Personal information
- Born: 15 April 2000 (age 26) Madhya Pradesh, India

Sport
- Sport: Field hockey
- Position: Defender

Senior career
- Years: Team / Caps / Goals
- –: Indian Oil Corporation Ltd / - / -
- 2025–: Odisha Warriors / - / -

National team
- Years: Team / Caps / Goals
- –: India U21 /  / -
- 2022–: India / 87 / (1)

Medal record
Women's field hockey
Representing India
Asian Games
| Bronze medal – third place | 2022 Hangzhou | Team |
Asia Cup
| Silver medal – second place | 2025 Hangzhou |  |
| Bronze medal – third place | 2022 Muscat |  |
Asian Champions Trophy
| Gold medal – first place | 2023 Ranchi |  |
| Gold medal – first place | 2024 Rajgir |  |
FIH Nations Cup
| Gold medal – first place | 2022 Spain |  |
Youth Olympic Games
| Silver medal – second place | 2018 Buenos Aires | Team |

= Ishika Chaudhary =

Indian hockey player (born 2000)

Ishika Chaudhary (born 15 April 2000) is an Indian field hockey player and a member of Indian women hockey team.
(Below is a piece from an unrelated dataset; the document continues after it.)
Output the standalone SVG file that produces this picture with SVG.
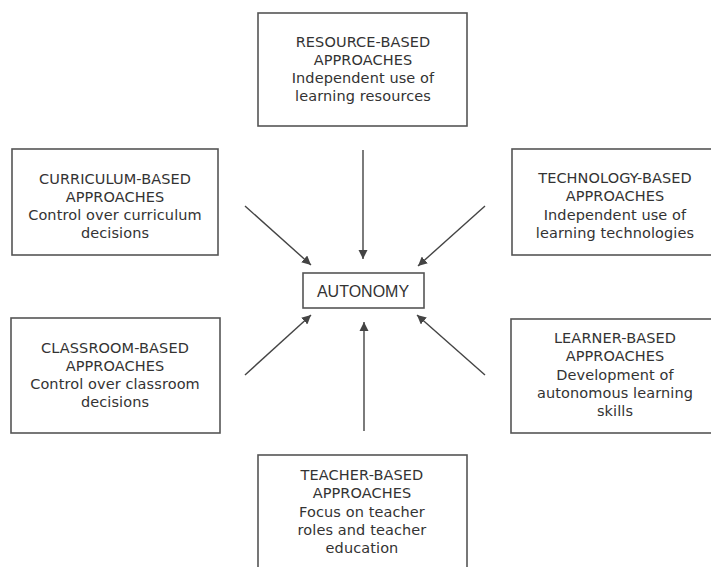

She hails from Madhya Pradesh. She plays for Indian Oil Corporation Limited in the domestic hockey tournaments. She made her debut for the Senior India team in 2022. She plays as a defender.

== Early life ==
Ishika chaudhary was born in Gwalior, Madhya Pradesh, India.

== Hockey career ==
Ishika learnt her basics at the MP Women's Hockey Academy, Gwalior. She performed well for MP in the back-to-back Junior Nationals at Bhopal in 2016 and 2017 and was called for the National camp in 2017. She was part of the Indian Hockey team that won the silver medal at the 3rd Youth Olympic Games 2018 held at Buenos Aires, Argentina. She also took part in the qualifier for the Under-18 YOG held at Bangkok in April 2018 where she scored three goals. Later, she was part of the Indian team that took part in the FIH Hockey Women's Junior World Cup 2022, Potchefstroom, South Africa where India finished fourth.